El eje del mal
Observador sutil de los mecanismos de poder en la actual sociedad europea, el austríaco Michael Haneke se corre de nuestro tiempo para centrar su relato en una pequeña comunidad del norte de Alemania. La cinta blanca está construida a partir de una rigurosidad tan asfixiante como el clima en el cual se desarrolla.
Luego de que algunas de sus joyas hayan sido exhibidas en el BAFICI (Funny Games, Le temps du loup) y del estreno de La profesora de piano y Escondido, llega a la cartelera porteña la película con la que consiguió la codiciada Palma de Oro en Cannes. Ambientada en el periodo inmediatamente anterior al estallido de la Primera Guerra Mundial, la película es un relato coral que indaga en la cotidianeidad de un grupo de pobladores, interrumpida a partir de unos extraños sucesos. Una serie de atentados y golpizas a niños ponen en superficie a la violencia latente que pareciera obedecer a órdenes mucho más primitivos. Violencia naturalizada en la fragilidad de los vínculos familiares, la doctrina religiosa, y la inestabilidad económica que castiga silenciosamente a los habitantes.
El relato está organizado por la voz en off de un maestro, quien rememora este periodo algunos años después. Esta herramienta y el impecable blanco y negro del fotógrafo Christian Berger operan connotando a la historia como parte de un testimonio universal. Pero Michael Haneke es por demás sagaz en la indagación de esta idea. Por un lado, el maestro señala que los hechos no necesariamente son tal cual los relata, indicando desde el comienzo que la inestabilidad de la memoria (la individual y la colectiva) puede jugarnos una mala pasada. Por otra parte, la película se resiste a una tesis unívoca, escapa a la consagración de una idea rectora que simplifique o banalice la cuestión del origen del nazismo.

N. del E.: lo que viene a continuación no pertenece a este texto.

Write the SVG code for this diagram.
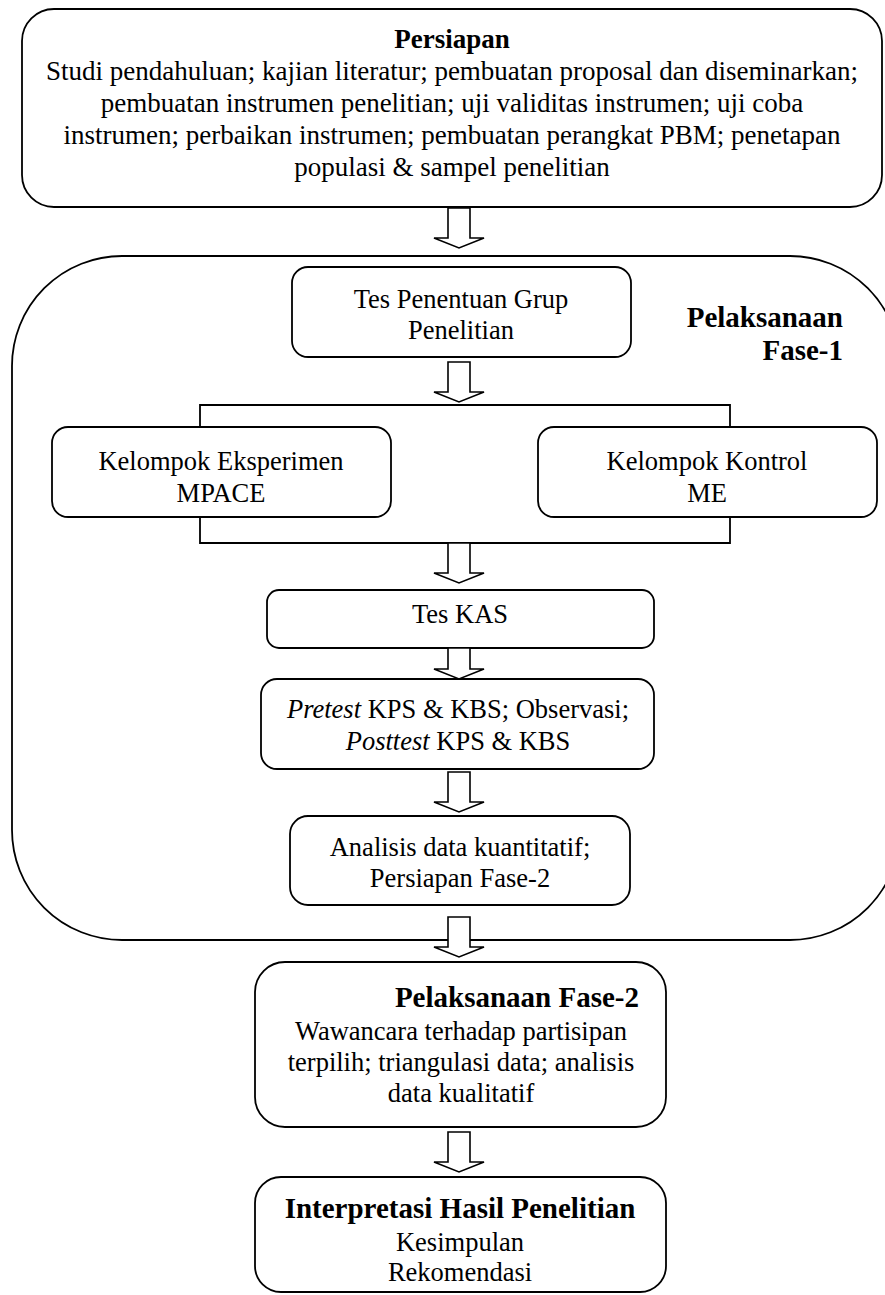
<svg xmlns="http://www.w3.org/2000/svg" width="885" height="1295" viewBox="0 0 885 1295">
<defs>
<style>
.box{fill:#fff;stroke:#000;stroke-width:1.8}
.ln{fill:none;stroke:#000;stroke-width:1.8}
.arr{fill:#fff;stroke:#000;stroke-width:1.6;stroke-linejoin:miter}
text{font-family:"Liberation Serif","Times New Roman",serif;fill:#000}
.t{font-size:26.5px;text-anchor:middle}
.tt{font-size:27px;text-anchor:middle}
.b{font-weight:bold}
.h{font-size:29px;font-weight:bold}
</style>
</defs>
<rect width="885" height="1295" fill="#fff"/>

<g id="fase1-container">
<rect class="box" x="12" y="256" width="888" height="684" rx="110" ry="110"/>
<text class="h" x="843" y="327" text-anchor="end">Pelaksanaan</text>
<text class="h" x="843" y="360" text-anchor="end">Fase-1</text>
</g>

<g id="persiapan">
<rect class="box" x="22" y="9" width="860" height="198" rx="32" ry="32"/>
<text class="tt b" x="452" y="48">Persiapan</text>
<text class="tt" x="452" y="80">Studi pendahuluan; kajian literatur; pembuatan proposal dan diseminarkan;</text>
<text class="tt" x="452" y="112">pembuatan instrumen penelitian; uji validitas instrumen; uji coba</text>
<text class="tt" x="452" y="144">instrumen; perbaikan instrumen; pembuatan perangkat PBM; penetapan</text>
<text class="tt" x="452" y="176">populasi &amp; sampel penelitian</text>
</g>

<g id="tes-penentuan">
<rect class="box" x="292" y="267" width="339" height="90" rx="16" ry="16"/>
<text class="t" x="461" y="308">Tes Penentuan Grup</text>
<text class="t" x="461" y="339">Penelitian</text>
</g>

<g id="kelompok-eksperimen">
<rect class="box" x="52" y="427" width="339" height="90" rx="16" ry="16"/>
<text class="t" x="221" y="470">Kelompok Eksperimen</text>
<text class="t" x="221" y="502">MPACE</text>
</g>

<g id="kelompok-kontrol">
<rect class="box" x="538" y="427" width="339" height="90" rx="16" ry="16"/>
<text class="t" x="707" y="470">Kelompok Kontrol</text>
<text class="t" x="707" y="502">ME</text>
</g>

<g id="tes-kas">
<rect class="box" x="267" y="590" width="387" height="58" rx="12" ry="12"/>
<text class="t" x="460" y="623">Tes KAS</text>
</g>

<g id="pretest-posttest">
<rect class="box" x="261" y="679" width="393" height="90" rx="16" ry="16"/>
<text class="t" x="458" y="718"><tspan font-style="italic">Pretest</tspan> KPS &amp; KBS; Observasi;</text>
<text class="t" x="458" y="750"><tspan font-style="italic">Posttest</tspan> KPS &amp; KBS</text>
</g>

<g id="analisis">
<rect class="box" x="290" y="816" width="340" height="89" rx="18" ry="18"/>
<text class="t" x="460" y="856">Analisis data kuantitatif;</text>
<text class="t" x="460" y="887">Persiapan Fase-2</text>
</g>

<g id="fase2">
<rect class="box" x="255" y="962" width="411" height="165" rx="30" ry="30"/>
<text class="h" x="639" y="1007" text-anchor="end">Pelaksanaan Fase-2</text>
<text class="t" x="461" y="1040">Wawancara terhadap partisipan</text>
<text class="t" x="461" y="1071">terpilih; triangulasi data; analisis</text>
<text class="t" x="461" y="1102">data kualitatif</text>
</g>

<g id="interpretasi">
<rect class="box" x="255" y="1177" width="411" height="115" rx="26" ry="26"/>
<text class="h" x="460" y="1218" text-anchor="middle">Interpretasi Hasil Penelitian</text>
<text class="t" x="460" y="1251">Kesimpulan</text>
<text class="t" x="460" y="1281">Rekomendasi</text>
</g>

<g id="connectors">
<polyline class="ln" points="200,427 200,405 730,405 730,427"/>
<polyline class="ln" points="200,517 200,543 730,543 730,517"/>
<path class="arr" d="M448,208 H470 V238 H484 L459,248 L434,238 H448 Z"/>
<path class="arr" d="M448,362 H470 V392 H484 L459,402 L434,392 H448 Z"/>
<path class="arr" d="M448,543 H470 V573 H484 L459,583 L434,573 H448 Z"/>
<path class="arr" d="M448,648 H470 V669 H484 L459,679 L434,669 H448 Z"/>
<path class="arr" d="M448,772 H470 V802 H484 L459,812 L434,802 H448 Z"/>
<path class="arr" d="M448,917 H470 V947 H484 L459,957 L434,947 H448 Z"/>
<path class="arr" d="M448,1132 H470 V1162 H484 L459,1172 L434,1162 H448 Z"/>
</g>
</svg>
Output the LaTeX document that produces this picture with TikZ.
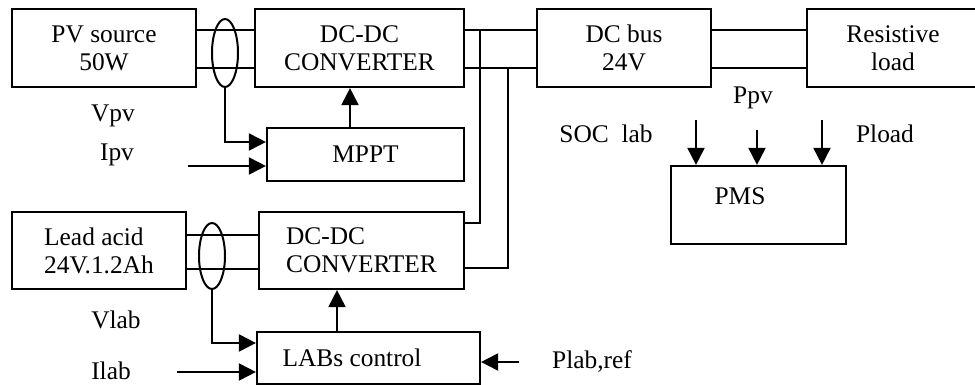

Hay en cada micro-relato un aura de verdad subjetiva, de vacilación entre el drama familiar y la constitución de una personalidad afín con la violencia. No por nada los niños del film serán los jóvenes del nazismo, algunos años más tarde. Hay, también, un señalamiento metonímico de cada micro-relato en relación a una expresión mucho más grande. Tal vez por ello la presencia de los niños resulte fundamental, desde la pasividad con las que los más pequeños parecieran aceptar cada injusticia, hasta la habilidad de los más grandes para sugerir y domesticar cada atisbo de violencia.
La cinta blanca es una película de una dureza poco frecuente, no tanto por lo que muestra sino por lo que sugiere. El drama interno de cada personaje encuentra su objetivación en los estallidos de odio que parecieran consolidar un orden autoritario. La trama indaga sobre las redes de complicidad y silenciamiento que hacen posibles esos estallidos, y que cimientan las condiciones de posibilidad para que sean funcionales a un Mal mayor, recién sugerido de forma más explícita hacia el final.